Do you think we’ll hear from Richard Sherman and Peyton Manning? Sounds good, right? Maybe to you–America enjoys hype–but not me. I dig pervasive silence, but I won’t get any.
We’ll see Sherman spouting off to anyone who cares to listen, that he’s the best cornerback in the league. Too funny, why did Erin Andrews have to interview Sherman? He’s one of the league’s great big ‘bags. By the way, we’ll hear from all the Seahawks how great they are. Guys like Golden Tate, another serious ‘bag. From an earlier BSP post, “Are you tired of the Seahawks yet?“:
Richard Sherman? He actually gives me pause as to the overwhelming, titanic douchery of Skip Bayless. SKIP BAYLESS, for goodness sake. Skip Bayless is possibly the biggest ‘bag in sports today.
Meanwhile, we’ll see Peyton Manning everywhere else, from SPAMing for bad pizza (did you really tell me Papa John’s does not SUCK?) to DirecTv, the only useful thing he sells. I say Manning is the white man’s version of LeBron James. Shilling BS products that suck, while trying to fool the world into thinking they are nice people.
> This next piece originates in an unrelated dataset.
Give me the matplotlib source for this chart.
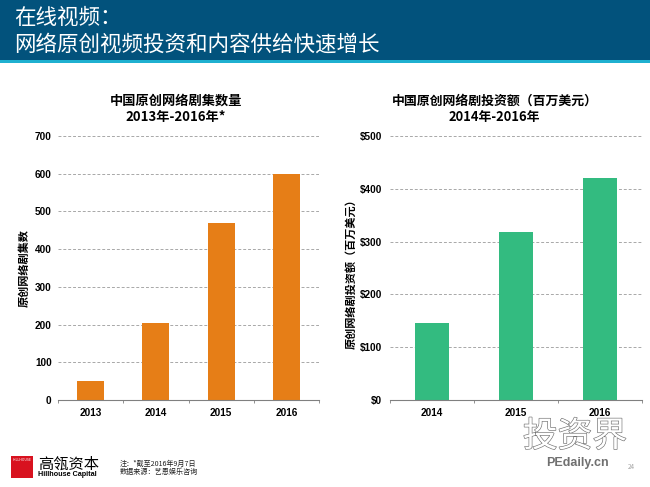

That previous post generated this little blurb:
I’d love to see them playing in a Meadowlands blizzard with gusting winds, without a concert hall of a stadium and SeahawksFan screaming like a banshee, drowning out the other team’s signals. Any AFC team other than Denver gets me on their bandwagon to beat them. Seahawks, you’ve broken a BSP record with FOUR types of douchery credited to you. Your douchebag players and coaches make Phillip Rivers appear to be a classy Southern gentleman.
I hate to be right. Two weeks of solid Golden Tate douchery from both sides. Then a team I hate is going to win the Super Bowl. Ugh. I’m pulling for Seattle in the first ever “Pot Bowl”. Let’s hope no one tests positive, a little factor the Seahawks and Broncos are familiar with.